● **Given task**:
Filter out everything except lines holding "matplotlib".

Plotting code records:
══════
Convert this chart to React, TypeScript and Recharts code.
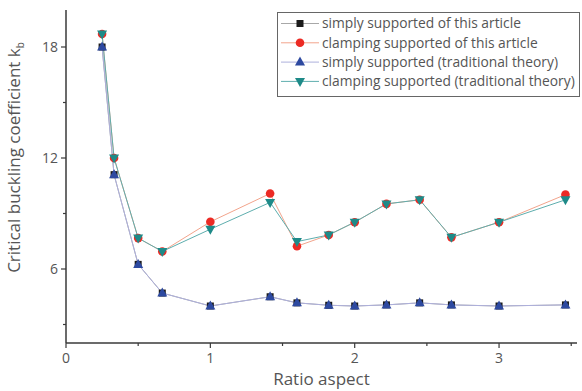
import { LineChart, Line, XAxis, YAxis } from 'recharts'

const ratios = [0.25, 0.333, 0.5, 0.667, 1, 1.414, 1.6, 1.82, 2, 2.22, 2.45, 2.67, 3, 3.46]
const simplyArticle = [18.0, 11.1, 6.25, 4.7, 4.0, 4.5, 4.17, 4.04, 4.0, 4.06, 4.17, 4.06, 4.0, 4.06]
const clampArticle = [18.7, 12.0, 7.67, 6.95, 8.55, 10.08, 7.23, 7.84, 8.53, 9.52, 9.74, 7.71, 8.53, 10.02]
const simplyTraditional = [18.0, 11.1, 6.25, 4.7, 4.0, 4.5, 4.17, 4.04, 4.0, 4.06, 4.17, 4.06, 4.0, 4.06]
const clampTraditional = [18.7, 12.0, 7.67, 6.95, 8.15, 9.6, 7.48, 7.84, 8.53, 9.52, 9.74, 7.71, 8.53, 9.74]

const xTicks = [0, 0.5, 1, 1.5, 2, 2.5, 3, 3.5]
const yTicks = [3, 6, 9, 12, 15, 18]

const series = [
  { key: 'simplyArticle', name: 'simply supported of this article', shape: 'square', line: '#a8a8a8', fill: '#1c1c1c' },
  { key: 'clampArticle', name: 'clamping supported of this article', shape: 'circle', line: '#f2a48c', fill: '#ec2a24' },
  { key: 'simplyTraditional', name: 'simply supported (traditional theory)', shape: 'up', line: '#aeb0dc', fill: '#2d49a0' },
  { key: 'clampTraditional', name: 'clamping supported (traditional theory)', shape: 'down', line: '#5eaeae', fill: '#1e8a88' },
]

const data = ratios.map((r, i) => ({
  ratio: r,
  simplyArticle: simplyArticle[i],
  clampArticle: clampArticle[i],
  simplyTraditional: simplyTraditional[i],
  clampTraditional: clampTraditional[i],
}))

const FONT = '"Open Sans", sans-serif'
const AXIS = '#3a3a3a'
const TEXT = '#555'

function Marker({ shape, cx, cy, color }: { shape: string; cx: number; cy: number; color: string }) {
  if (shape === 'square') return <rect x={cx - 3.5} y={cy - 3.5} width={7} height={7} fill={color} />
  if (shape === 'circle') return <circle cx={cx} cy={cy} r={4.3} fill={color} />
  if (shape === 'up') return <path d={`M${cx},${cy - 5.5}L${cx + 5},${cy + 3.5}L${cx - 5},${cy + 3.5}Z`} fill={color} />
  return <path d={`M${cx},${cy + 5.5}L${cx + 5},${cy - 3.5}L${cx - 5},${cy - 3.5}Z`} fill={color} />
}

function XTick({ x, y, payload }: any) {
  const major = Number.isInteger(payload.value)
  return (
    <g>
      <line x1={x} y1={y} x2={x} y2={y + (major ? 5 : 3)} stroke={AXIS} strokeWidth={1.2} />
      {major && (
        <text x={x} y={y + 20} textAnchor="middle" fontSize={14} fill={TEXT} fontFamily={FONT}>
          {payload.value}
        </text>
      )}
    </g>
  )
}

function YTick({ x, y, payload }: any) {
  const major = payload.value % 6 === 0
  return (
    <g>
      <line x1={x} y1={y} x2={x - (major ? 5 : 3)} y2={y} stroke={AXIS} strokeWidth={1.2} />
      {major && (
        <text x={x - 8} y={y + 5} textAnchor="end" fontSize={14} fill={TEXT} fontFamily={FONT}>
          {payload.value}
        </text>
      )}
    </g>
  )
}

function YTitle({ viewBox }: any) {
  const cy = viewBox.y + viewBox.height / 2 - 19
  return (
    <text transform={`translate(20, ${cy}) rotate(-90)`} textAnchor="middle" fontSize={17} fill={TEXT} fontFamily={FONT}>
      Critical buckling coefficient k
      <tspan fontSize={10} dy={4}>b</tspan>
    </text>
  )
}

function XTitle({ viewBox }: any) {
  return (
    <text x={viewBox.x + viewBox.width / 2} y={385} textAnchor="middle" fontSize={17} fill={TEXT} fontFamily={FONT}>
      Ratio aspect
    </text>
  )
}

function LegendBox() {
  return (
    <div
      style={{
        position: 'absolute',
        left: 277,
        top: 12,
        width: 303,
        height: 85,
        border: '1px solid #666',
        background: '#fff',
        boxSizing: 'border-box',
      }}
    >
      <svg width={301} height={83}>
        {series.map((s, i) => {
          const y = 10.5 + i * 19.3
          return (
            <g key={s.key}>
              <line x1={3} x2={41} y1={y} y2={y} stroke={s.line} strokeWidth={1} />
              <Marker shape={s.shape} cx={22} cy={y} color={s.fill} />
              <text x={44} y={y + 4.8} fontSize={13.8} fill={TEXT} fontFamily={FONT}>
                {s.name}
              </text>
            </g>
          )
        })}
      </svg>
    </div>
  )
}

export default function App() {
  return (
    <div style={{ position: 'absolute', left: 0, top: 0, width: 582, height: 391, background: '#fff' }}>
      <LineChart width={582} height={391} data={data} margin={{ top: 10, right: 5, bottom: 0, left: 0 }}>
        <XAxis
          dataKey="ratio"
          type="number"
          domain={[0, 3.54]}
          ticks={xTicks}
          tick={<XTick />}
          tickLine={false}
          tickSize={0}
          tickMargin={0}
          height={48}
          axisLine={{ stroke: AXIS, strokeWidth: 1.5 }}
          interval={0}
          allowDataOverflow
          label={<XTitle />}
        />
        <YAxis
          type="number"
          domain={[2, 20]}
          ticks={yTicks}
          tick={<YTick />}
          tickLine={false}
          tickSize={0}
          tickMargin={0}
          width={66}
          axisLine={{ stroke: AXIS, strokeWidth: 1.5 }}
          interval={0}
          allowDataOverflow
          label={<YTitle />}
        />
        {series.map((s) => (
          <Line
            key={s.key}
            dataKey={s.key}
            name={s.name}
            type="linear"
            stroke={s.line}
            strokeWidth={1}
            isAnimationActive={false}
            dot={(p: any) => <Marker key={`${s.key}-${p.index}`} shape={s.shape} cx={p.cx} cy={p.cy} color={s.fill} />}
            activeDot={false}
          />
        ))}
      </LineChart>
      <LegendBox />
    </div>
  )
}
══════
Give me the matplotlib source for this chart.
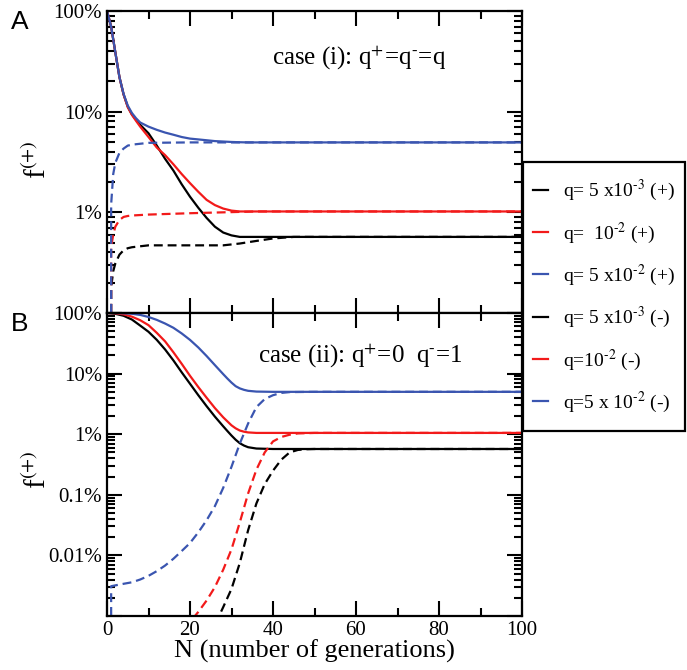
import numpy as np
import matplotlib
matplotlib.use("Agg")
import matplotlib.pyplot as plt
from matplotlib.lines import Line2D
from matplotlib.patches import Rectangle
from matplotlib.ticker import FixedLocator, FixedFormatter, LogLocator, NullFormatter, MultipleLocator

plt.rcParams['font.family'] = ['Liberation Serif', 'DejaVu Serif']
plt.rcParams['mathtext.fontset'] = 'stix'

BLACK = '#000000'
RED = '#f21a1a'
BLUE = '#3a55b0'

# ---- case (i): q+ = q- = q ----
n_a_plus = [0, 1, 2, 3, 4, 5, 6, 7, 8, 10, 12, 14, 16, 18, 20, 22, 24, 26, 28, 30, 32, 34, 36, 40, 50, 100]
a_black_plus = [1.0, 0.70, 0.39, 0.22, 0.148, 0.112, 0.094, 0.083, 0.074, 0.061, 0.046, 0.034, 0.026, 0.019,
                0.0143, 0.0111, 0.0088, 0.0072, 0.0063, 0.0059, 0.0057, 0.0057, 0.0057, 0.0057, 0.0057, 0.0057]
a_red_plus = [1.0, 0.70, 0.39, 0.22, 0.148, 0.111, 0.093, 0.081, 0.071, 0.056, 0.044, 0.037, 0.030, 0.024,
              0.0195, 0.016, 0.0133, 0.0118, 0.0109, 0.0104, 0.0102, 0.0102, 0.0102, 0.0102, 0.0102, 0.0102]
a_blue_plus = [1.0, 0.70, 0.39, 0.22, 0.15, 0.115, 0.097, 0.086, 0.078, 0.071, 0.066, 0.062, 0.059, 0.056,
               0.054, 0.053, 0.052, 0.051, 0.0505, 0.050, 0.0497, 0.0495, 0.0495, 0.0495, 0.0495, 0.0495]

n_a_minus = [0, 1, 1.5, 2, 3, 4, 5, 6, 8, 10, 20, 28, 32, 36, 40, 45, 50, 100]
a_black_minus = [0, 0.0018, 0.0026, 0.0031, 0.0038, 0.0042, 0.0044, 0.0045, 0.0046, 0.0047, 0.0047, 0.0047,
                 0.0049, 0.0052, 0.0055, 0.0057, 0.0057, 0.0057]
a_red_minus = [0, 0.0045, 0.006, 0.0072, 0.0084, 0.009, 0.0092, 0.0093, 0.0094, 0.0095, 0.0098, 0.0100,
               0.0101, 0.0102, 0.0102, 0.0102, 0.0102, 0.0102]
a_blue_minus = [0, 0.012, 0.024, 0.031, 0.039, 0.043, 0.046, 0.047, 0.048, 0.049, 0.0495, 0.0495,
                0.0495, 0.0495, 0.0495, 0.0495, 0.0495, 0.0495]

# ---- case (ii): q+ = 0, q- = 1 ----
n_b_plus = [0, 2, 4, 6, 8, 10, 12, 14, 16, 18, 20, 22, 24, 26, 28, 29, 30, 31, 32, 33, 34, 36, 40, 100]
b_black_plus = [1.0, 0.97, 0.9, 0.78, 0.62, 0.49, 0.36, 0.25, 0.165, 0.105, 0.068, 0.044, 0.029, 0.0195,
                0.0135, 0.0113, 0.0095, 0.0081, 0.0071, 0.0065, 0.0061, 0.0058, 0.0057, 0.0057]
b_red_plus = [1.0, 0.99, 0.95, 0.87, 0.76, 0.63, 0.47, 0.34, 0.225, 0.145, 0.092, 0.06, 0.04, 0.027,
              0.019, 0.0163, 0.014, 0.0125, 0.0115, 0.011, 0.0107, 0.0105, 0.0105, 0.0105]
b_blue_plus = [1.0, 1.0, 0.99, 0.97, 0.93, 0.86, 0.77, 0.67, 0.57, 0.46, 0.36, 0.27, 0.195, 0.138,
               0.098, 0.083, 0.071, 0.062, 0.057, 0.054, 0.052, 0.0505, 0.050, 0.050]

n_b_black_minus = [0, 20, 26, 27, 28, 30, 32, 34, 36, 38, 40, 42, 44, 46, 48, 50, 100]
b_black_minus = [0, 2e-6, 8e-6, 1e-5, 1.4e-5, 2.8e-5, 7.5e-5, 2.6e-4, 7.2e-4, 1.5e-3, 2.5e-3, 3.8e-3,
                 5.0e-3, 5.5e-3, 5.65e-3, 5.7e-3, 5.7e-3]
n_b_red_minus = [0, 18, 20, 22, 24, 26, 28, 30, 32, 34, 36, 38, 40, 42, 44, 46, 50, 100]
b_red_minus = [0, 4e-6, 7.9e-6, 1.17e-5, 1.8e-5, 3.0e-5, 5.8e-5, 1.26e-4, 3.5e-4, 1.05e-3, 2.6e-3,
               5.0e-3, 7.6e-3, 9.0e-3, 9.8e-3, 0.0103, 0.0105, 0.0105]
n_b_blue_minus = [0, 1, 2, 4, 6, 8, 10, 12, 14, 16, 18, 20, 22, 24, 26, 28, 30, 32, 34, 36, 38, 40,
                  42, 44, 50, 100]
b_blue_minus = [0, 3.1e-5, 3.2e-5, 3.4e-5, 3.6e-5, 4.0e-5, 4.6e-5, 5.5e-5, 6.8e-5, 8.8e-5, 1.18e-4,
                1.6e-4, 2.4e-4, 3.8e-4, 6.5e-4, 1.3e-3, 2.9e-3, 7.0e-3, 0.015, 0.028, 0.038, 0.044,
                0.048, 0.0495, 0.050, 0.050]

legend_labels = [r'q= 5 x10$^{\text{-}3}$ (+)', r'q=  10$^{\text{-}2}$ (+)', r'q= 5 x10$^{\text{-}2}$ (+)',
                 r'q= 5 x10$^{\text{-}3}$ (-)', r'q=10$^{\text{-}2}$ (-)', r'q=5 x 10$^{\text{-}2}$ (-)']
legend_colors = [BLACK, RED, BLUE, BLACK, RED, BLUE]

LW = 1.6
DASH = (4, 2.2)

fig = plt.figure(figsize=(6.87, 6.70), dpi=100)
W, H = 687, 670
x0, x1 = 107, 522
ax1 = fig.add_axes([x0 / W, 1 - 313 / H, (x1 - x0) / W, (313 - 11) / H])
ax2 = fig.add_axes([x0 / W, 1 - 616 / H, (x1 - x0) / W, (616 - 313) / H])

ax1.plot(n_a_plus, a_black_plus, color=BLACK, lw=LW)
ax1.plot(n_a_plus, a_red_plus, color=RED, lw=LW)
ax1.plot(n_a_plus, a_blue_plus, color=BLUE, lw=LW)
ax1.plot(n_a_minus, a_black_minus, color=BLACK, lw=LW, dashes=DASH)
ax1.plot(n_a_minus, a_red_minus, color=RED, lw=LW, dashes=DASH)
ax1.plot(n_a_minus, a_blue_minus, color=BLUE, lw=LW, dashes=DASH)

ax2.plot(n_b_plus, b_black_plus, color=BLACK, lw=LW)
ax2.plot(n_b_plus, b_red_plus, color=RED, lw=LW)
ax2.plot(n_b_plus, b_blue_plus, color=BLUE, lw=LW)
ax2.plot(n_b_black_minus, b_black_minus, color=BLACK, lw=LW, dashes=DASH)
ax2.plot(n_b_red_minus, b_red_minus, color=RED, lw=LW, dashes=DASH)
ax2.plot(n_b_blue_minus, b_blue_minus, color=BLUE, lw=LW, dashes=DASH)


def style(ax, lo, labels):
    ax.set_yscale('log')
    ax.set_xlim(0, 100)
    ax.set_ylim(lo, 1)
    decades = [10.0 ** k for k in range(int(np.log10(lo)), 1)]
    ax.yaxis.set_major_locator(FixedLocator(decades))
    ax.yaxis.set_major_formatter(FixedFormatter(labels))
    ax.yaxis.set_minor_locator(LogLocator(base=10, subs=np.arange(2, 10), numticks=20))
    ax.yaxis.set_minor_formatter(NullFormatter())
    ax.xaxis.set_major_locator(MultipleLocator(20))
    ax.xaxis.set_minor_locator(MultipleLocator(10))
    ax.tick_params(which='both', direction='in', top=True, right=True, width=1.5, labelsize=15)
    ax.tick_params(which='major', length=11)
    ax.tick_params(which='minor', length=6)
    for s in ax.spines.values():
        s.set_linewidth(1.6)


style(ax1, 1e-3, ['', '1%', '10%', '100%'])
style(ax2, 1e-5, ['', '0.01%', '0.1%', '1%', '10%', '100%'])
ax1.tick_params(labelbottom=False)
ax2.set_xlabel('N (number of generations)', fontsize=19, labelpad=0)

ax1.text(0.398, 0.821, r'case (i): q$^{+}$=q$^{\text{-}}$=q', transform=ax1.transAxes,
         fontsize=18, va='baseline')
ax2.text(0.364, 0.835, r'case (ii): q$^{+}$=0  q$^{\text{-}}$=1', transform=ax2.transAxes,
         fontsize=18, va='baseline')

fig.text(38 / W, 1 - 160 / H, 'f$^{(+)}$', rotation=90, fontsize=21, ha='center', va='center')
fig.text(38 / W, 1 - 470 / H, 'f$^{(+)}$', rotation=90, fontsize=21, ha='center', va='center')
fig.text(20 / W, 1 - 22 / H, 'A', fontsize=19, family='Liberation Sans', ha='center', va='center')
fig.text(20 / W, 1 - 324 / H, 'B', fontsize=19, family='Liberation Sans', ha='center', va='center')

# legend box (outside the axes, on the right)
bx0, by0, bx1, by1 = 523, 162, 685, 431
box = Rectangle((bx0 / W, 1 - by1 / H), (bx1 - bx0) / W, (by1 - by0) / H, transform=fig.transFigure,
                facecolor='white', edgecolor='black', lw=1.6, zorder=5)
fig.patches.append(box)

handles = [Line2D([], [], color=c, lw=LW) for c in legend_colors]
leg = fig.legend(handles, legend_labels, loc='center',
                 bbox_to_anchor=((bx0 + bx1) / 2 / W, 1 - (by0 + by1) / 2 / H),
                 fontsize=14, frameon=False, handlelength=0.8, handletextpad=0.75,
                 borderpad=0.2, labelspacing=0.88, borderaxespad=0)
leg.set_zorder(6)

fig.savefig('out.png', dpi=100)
══════
● **Reply to the task**:
Give me the matplotlib source for this chart.
import matplotlib
matplotlib.use("Agg")
import matplotlib.pyplot as plt
from matplotlib.lines import Line2D
from matplotlib.patches import Rectangle
from matplotlib.ticker import FixedLocator, FixedFormatter, LogLocator, NullFormatter, MultipleLocator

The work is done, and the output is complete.